What to do
Give the data below again exactly as it stands. Omit the pictures.

Source material
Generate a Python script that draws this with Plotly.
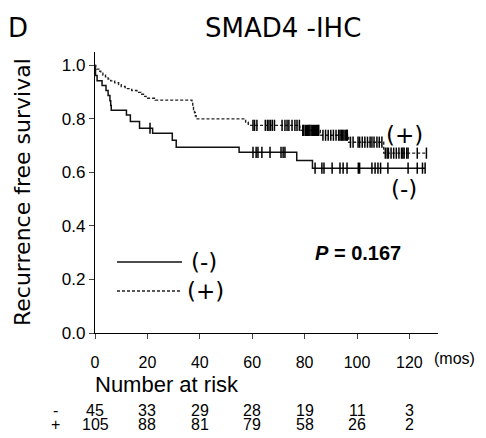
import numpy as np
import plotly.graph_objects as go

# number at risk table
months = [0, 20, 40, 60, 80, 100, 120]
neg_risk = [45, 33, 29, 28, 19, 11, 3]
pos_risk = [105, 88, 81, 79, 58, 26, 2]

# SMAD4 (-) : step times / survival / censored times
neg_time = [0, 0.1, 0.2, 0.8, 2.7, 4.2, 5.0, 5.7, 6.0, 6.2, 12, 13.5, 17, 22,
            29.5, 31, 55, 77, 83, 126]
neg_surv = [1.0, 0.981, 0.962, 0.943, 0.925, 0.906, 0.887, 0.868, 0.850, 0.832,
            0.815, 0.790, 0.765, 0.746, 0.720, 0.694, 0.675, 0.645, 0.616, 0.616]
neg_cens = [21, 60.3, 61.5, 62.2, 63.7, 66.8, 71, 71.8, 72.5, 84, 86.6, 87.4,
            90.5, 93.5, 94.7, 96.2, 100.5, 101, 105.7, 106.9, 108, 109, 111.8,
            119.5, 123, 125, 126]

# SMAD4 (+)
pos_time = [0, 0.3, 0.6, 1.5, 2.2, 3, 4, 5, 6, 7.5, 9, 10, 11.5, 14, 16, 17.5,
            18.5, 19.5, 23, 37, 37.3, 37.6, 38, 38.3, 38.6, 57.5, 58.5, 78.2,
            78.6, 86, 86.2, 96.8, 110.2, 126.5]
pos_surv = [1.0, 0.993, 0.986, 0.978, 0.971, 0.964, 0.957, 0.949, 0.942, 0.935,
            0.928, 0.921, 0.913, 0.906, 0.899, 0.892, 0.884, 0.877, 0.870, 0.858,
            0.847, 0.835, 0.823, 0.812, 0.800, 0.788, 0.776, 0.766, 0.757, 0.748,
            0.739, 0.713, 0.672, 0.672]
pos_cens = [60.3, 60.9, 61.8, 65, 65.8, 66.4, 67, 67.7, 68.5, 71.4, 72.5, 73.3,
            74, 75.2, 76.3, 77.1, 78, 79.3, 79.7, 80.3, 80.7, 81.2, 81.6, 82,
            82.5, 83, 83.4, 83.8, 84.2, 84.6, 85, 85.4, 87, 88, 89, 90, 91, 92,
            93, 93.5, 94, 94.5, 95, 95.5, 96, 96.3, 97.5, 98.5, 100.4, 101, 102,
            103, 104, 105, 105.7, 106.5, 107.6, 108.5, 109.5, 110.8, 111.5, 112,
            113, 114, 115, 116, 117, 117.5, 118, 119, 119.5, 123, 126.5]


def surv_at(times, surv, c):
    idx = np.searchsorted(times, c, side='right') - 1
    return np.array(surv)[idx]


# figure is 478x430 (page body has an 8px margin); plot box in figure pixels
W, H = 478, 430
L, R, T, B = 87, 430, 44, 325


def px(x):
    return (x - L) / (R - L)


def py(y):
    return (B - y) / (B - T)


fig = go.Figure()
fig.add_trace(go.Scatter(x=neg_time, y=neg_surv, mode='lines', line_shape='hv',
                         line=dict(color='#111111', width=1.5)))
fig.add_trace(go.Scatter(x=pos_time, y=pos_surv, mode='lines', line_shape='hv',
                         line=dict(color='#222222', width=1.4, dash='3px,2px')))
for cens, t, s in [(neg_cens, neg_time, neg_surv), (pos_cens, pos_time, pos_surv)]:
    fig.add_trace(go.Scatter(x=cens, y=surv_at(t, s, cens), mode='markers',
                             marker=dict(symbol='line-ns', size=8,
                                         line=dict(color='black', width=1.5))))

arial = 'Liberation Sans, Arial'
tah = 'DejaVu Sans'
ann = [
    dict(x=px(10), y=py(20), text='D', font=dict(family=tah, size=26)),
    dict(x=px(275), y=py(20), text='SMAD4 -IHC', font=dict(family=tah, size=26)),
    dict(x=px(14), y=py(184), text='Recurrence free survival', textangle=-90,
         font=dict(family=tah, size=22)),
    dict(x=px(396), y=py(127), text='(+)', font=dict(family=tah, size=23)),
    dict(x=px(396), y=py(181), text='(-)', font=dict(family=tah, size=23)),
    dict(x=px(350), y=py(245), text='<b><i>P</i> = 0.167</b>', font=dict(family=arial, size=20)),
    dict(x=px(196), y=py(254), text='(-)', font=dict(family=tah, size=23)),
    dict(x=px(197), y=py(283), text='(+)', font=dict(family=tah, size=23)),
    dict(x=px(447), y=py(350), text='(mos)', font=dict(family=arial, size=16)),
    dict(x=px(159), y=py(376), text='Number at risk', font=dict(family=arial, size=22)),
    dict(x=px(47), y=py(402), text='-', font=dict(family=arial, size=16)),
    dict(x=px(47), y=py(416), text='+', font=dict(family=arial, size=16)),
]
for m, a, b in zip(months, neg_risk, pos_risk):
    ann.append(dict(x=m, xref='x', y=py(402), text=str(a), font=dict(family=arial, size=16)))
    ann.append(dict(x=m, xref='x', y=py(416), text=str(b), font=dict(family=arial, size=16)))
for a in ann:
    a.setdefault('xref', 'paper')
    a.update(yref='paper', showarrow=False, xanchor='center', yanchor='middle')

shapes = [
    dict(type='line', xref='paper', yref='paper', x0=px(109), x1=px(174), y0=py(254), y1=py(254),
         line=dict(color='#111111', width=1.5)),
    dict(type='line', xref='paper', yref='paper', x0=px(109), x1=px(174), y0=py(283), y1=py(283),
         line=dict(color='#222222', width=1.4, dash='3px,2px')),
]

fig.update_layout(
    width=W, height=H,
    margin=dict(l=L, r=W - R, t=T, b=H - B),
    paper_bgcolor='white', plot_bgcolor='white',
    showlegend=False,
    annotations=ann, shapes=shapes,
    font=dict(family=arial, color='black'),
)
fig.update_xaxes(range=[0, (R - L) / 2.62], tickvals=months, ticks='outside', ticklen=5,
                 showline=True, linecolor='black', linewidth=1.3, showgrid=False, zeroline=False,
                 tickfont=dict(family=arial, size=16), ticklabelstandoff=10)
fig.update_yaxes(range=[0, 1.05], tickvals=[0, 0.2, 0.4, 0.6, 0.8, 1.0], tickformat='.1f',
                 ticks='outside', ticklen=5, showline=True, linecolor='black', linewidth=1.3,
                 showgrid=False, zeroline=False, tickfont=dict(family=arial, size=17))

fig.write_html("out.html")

Output for this task
Generate a Python script that draws this with Plotly.
import numpy as np
import plotly.graph_objects as go

# number at risk table
months = [0, 20, 40, 60, 80, 100, 120]
neg_risk = [45, 33, 29, 28, 19, 11, 3]
pos_risk = [105, 88, 81, 79, 58, 26, 2]

# SMAD4 (-) : step times / survival / censored times
neg_time = [0, 0.1, 0.2, 0.8, 2.7, 4.2, 5.0, 5.7, 6.0, 6.2, 12, 13.5, 17, 22,
            29.5, 31, 55, 77, 83, 126]
neg_surv = [1.0, 0.981, 0.962, 0.943, 0.925, 0.906, 0.887, 0.868, 0.850, 0.832,
            0.815, 0.790, 0.765, 0.746, 0.720, 0.694, 0.675, 0.645, 0.616, 0.616]
neg_cens = [21, 60.3, 61.5, 62.2, 63.7, 66.8, 71, 71.8, 72.5, 84, 86.6, 87.4,
            90.5, 93.5, 94.7, 96.2, 100.5, 101, 105.7, 106.9, 108, 109, 111.8,
            119.5, 123, 125, 126]

# SMAD4 (+)
pos_time = [0, 0.3, 0.6, 1.5, 2.2, 3, 4, 5, 6, 7.5, 9, 10, 11.5, 14, 16, 17.5,
            18.5, 19.5, 23, 37, 37.3, 37.6, 38, 38.3, 38.6, 57.5, 58.5, 78.2,
            78.6, 86, 86.2, 96.8, 110.2, 126.5]
pos_surv = [1.0, 0.993, 0.986, 0.978, 0.971, 0.964, 0.957, 0.949, 0.942, 0.935,
            0.928, 0.921, 0.913, 0.906, 0.899, 0.892, 0.884, 0.877, 0.870, 0.858,
            0.847, 0.835, 0.823, 0.812, 0.800, 0.788, 0.776, 0.766, 0.757, 0.748,
            0.739, 0.713, 0.672, 0.672]
pos_cens = [60.3, 60.9, 61.8, 65, 65.8, 66.4, 67, 67.7, 68.5, 71.4, 72.5, 73.3,
            74, 75.2, 76.3, 77.1, 78, 79.3, 79.7, 80.3, 80.7, 81.2, 81.6, 82,
            82.5, 83, 83.4, 83.8, 84.2, 84.6, 85, 85.4, 87, 88, 89, 90, 91, 92,
            93, 93.5, 94, 94.5, 95, 95.5, 96, 96.3, 97.5, 98.5, 100.4, 101, 102,
            103, 104, 105, 105.7, 106.5, 107.6, 108.5, 109.5, 110.8, 111.5, 112,
            113, 114, 115, 116, 117, 117.5, 118, 119, 119.5, 123, 126.5]


def surv_at(times, surv, c):
    idx = np.searchsorted(times, c, side='right') - 1
    return np.array(surv)[idx]


# figure is 478x430 (page body has an 8px margin); plot box in figure pixels
W, H = 478, 430
L, R, T, B = 87, 430, 44, 325


def px(x):
    return (x - L) / (R - L)


def py(y):
    return (B - y) / (B - T)


fig = go.Figure()
fig.add_trace(go.Scatter(x=neg_time, y=neg_surv, mode='lines', line_shape='hv',
                         line=dict(color='#111111', width=1.5)))
fig.add_trace(go.Scatter(x=pos_time, y=pos_surv, mode='lines', line_shape='hv',
                         line=dict(color='#222222', width=1.4, dash='3px,2px')))
for cens, t, s in [(neg_cens, neg_time, neg_surv), (pos_cens, pos_time, pos_surv)]:
    fig.add_trace(go.Scatter(x=cens, y=surv_at(t, s, cens), mode='markers',
                             marker=dict(symbol='line-ns', size=8,
                                         line=dict(color='black', width=1.5))))

arial = 'Liberation Sans, Arial'
tah = 'DejaVu Sans'
ann = [
    dict(x=px(10), y=py(20), text='D', font=dict(family=tah, size=26)),
    dict(x=px(275), y=py(20), text='SMAD4 -IHC', font=dict(family=tah, size=26)),
    dict(x=px(14), y=py(184), text='Recurrence free survival', textangle=-90,
         font=dict(family=tah, size=22)),
    dict(x=px(396), y=py(127), text='(+)', font=dict(family=tah, size=23)),
    dict(x=px(396), y=py(181), text='(-)', font=dict(family=tah, size=23)),
    dict(x=px(350), y=py(245), text='<b><i>P</i> = 0.167</b>', font=dict(family=arial, size=20)),
    dict(x=px(196), y=py(254), text='(-)', font=dict(family=tah, size=23)),
    dict(x=px(197), y=py(283), text='(+)', font=dict(family=tah, size=23)),
    dict(x=px(447), y=py(350), text='(mos)', font=dict(family=arial, size=16)),
    dict(x=px(159), y=py(376), text='Number at risk', font=dict(family=arial, size=22)),
    dict(x=px(47), y=py(402), text='-', font=dict(family=arial, size=16)),
    dict(x=px(47), y=py(416), text='+', font=dict(family=arial, size=16)),
]
for m, a, b in zip(months, neg_risk, pos_risk):
    ann.append(dict(x=m, xref='x', y=py(402), text=str(a), font=dict(family=arial, size=16)))
    ann.append(dict(x=m, xref='x', y=py(416), text=str(b), font=dict(family=arial, size=16)))
for a in ann:
    a.setdefault('xref', 'paper')
    a.update(yref='paper', showarrow=False, xanchor='center', yanchor='middle')

shapes = [
    dict(type='line', xref='paper', yref='paper', x0=px(109), x1=px(174), y0=py(254), y1=py(254),
         line=dict(color='#111111', width=1.5)),
    dict(type='line', xref='paper', yref='paper', x0=px(109), x1=px(174), y0=py(283), y1=py(283),
         line=dict(color='#222222', width=1.4, dash='3px,2px')),
]

fig.update_layout(
    width=W, height=H,
    margin=dict(l=L, r=W - R, t=T, b=H - B),
    paper_bgcolor='white', plot_bgcolor='white',
    showlegend=False,
    annotations=ann, shapes=shapes,
    font=dict(family=arial, color='black'),
)
fig.update_xaxes(range=[0, (R - L) / 2.62], tickvals=months, ticks='outside', ticklen=5,
                 showline=True, linecolor='black', linewidth=1.3, showgrid=False, zeroline=False,
                 tickfont=dict(family=arial, size=16), ticklabelstandoff=10)
fig.update_yaxes(range=[0, 1.05], tickvals=[0, 0.2, 0.4, 0.6, 0.8, 1.0], tickformat='.1f',
                 ticks='outside', ticklen=5, showline=True, linecolor='black', linewidth=1.3,
                 showgrid=False, zeroline=False, tickfont=dict(family=arial, size=17))

fig.write_html("out.html")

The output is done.